(Data records)

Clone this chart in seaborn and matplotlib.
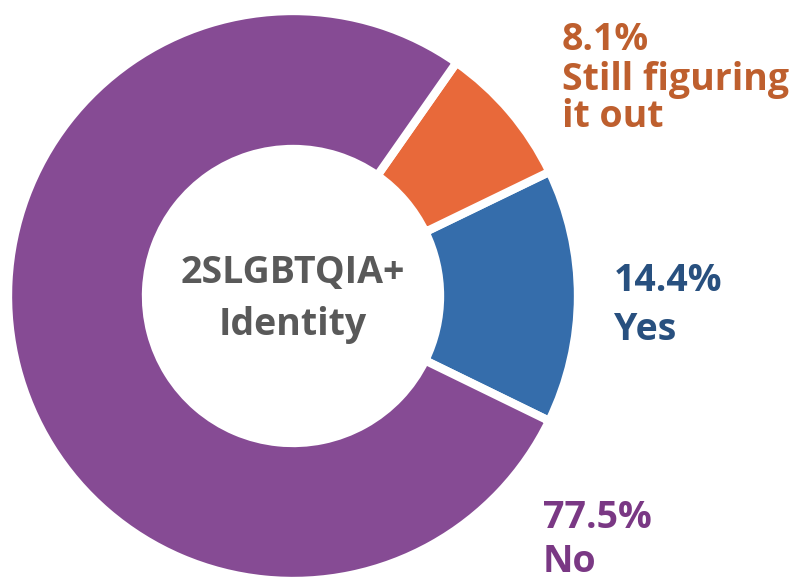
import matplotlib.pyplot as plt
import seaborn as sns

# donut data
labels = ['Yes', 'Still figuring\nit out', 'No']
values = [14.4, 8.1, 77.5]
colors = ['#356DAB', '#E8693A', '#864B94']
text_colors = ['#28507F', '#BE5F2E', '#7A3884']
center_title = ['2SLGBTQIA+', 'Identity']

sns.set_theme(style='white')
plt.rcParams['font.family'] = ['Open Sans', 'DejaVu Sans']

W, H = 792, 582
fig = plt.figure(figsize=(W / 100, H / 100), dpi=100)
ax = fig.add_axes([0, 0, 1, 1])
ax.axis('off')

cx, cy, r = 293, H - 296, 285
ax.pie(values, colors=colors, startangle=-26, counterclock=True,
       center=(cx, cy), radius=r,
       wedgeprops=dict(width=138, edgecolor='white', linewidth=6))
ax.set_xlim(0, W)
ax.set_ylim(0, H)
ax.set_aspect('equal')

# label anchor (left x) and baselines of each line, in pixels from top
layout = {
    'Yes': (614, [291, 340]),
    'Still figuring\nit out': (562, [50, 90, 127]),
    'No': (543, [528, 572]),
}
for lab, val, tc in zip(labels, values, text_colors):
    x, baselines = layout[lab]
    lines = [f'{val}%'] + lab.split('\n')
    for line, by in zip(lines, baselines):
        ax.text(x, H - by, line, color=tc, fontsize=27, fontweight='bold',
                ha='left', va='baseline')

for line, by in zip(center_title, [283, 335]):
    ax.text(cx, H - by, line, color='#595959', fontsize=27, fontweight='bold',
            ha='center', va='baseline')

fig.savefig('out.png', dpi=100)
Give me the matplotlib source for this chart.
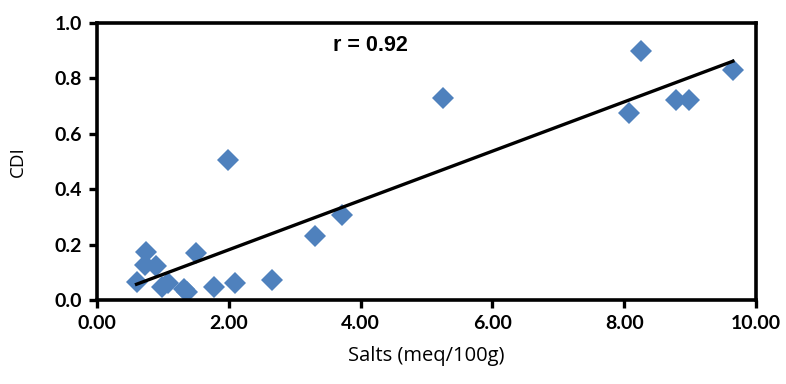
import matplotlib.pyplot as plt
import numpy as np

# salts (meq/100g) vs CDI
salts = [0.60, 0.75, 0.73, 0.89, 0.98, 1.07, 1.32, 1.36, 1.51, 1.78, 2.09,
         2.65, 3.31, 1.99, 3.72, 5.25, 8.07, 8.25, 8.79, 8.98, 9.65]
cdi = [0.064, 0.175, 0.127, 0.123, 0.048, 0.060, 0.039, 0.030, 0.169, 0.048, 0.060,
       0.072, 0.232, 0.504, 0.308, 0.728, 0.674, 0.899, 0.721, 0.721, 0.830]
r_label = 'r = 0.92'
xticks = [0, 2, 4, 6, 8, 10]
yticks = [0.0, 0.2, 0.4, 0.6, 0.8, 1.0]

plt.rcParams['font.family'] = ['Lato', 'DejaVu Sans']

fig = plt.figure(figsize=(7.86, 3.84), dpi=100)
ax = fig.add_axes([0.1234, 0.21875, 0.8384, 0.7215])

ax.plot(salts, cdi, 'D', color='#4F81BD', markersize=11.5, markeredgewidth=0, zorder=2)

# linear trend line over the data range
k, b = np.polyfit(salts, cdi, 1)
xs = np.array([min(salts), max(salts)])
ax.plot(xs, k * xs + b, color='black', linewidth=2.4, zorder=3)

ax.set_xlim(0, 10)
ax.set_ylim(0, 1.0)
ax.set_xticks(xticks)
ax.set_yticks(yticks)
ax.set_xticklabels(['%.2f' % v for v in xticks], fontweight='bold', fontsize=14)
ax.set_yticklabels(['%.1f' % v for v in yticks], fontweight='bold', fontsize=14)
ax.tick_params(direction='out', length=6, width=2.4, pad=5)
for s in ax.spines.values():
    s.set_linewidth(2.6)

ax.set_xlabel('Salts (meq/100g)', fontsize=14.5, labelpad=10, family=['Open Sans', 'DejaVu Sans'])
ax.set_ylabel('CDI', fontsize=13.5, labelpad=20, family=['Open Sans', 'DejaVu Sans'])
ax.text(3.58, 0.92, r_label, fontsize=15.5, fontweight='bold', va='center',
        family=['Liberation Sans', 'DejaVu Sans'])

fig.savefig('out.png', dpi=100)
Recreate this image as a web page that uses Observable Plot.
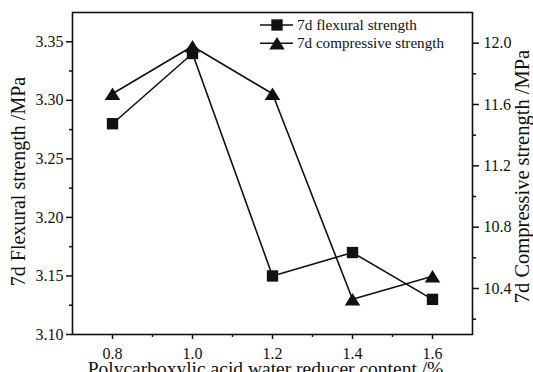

§ Work required: Repeat the listing in full and exactly. Leave any pictures out.

§ Expected output:
Clone this chart in seaborn and matplotlib.
import matplotlib.pyplot as plt
import seaborn as sns

# donut data
labels = ['Yes', 'Still figuring\nit out', 'No']
values = [14.4, 8.1, 77.5]
colors = ['#356DAB', '#E8693A', '#864B94']
text_colors = ['#28507F', '#BE5F2E', '#7A3884']
center_title = ['2SLGBTQIA+', 'Identity']

sns.set_theme(style='white')
plt.rcParams['font.family'] = ['Open Sans', 'DejaVu Sans']

W, H = 792, 582
fig = plt.figure(figsize=(W / 100, H / 100), dpi=100)
ax = fig.add_axes([0, 0, 1, 1])
ax.axis('off')

cx, cy, r = 293, H - 296, 285
ax.pie(values, colors=colors, startangle=-26, counterclock=True,
       center=(cx, cy), radius=r,
       wedgeprops=dict(width=138, edgecolor='white', linewidth=6))
ax.set_xlim(0, W)
ax.set_ylim(0, H)
ax.set_aspect('equal')

# label anchor (left x) and baselines of each line, in pixels from top
layout = {
    'Yes': (614, [291, 340]),
    'Still figuring\nit out': (562, [50, 90, 127]),
    'No': (543, [528, 572]),
}
for lab, val, tc in zip(labels, values, text_colors):
    x, baselines = layout[lab]
    lines = [f'{val}%'] + lab.split('\n')
    for line, by in zip(lines, baselines):
        ax.text(x, H - by, line, color=tc, fontsize=27, fontweight='bold',
                ha='left', va='baseline')

for line, by in zip(center_title, [283, 335]):
    ax.text(cx, H - by, line, color='#595959', fontsize=27, fontweight='bold',
            ha='center', va='baseline')

fig.savefig('out.png', dpi=100)
Give me the matplotlib source for this chart.
import matplotlib.pyplot as plt
import numpy as np

# salts (meq/100g) vs CDI
salts = [0.60, 0.75, 0.73, 0.89, 0.98, 1.07, 1.32, 1.36, 1.51, 1.78, 2.09,
         2.65, 3.31, 1.99, 3.72, 5.25, 8.07, 8.25, 8.79, 8.98, 9.65]
cdi = [0.064, 0.175, 0.127, 0.123, 0.048, 0.060, 0.039, 0.030, 0.169, 0.048, 0.060,
       0.072, 0.232, 0.504, 0.308, 0.728, 0.674, 0.899, 0.721, 0.721, 0.830]
r_label = 'r = 0.92'
xticks = [0, 2, 4, 6, 8, 10]
yticks = [0.0, 0.2, 0.4, 0.6, 0.8, 1.0]

plt.rcParams['font.family'] = ['Lato', 'DejaVu Sans']

fig = plt.figure(figsize=(7.86, 3.84), dpi=100)
ax = fig.add_axes([0.1234, 0.21875, 0.8384, 0.7215])

ax.plot(salts, cdi, 'D', color='#4F81BD', markersize=11.5, markeredgewidth=0, zorder=2)

# linear trend line over the data range
k, b = np.polyfit(salts, cdi, 1)
xs = np.array([min(salts), max(salts)])
ax.plot(xs, k * xs + b, color='black', linewidth=2.4, zorder=3)

ax.set_xlim(0, 10)
ax.set_ylim(0, 1.0)
ax.set_xticks(xticks)
ax.set_yticks(yticks)
ax.set_xticklabels(['%.2f' % v for v in xticks], fontweight='bold', fontsize=14)
ax.set_yticklabels(['%.1f' % v for v in yticks], fontweight='bold', fontsize=14)
ax.tick_params(direction='out', length=6, width=2.4, pad=5)
for s in ax.spines.values():
    s.set_linewidth(2.6)

ax.set_xlabel('Salts (meq/100g)', fontsize=14.5, labelpad=10, family=['Open Sans', 'DejaVu Sans'])
ax.set_ylabel('CDI', fontsize=13.5, labelpad=20, family=['Open Sans', 'DejaVu Sans'])
ax.text(3.58, 0.92, r_label, fontsize=15.5, fontweight='bold', va='center',
        family=['Liberation Sans', 'DejaVu Sans'])

fig.savefig('out.png', dpi=100)
Recreate this image as a web page that uses Observable Plot.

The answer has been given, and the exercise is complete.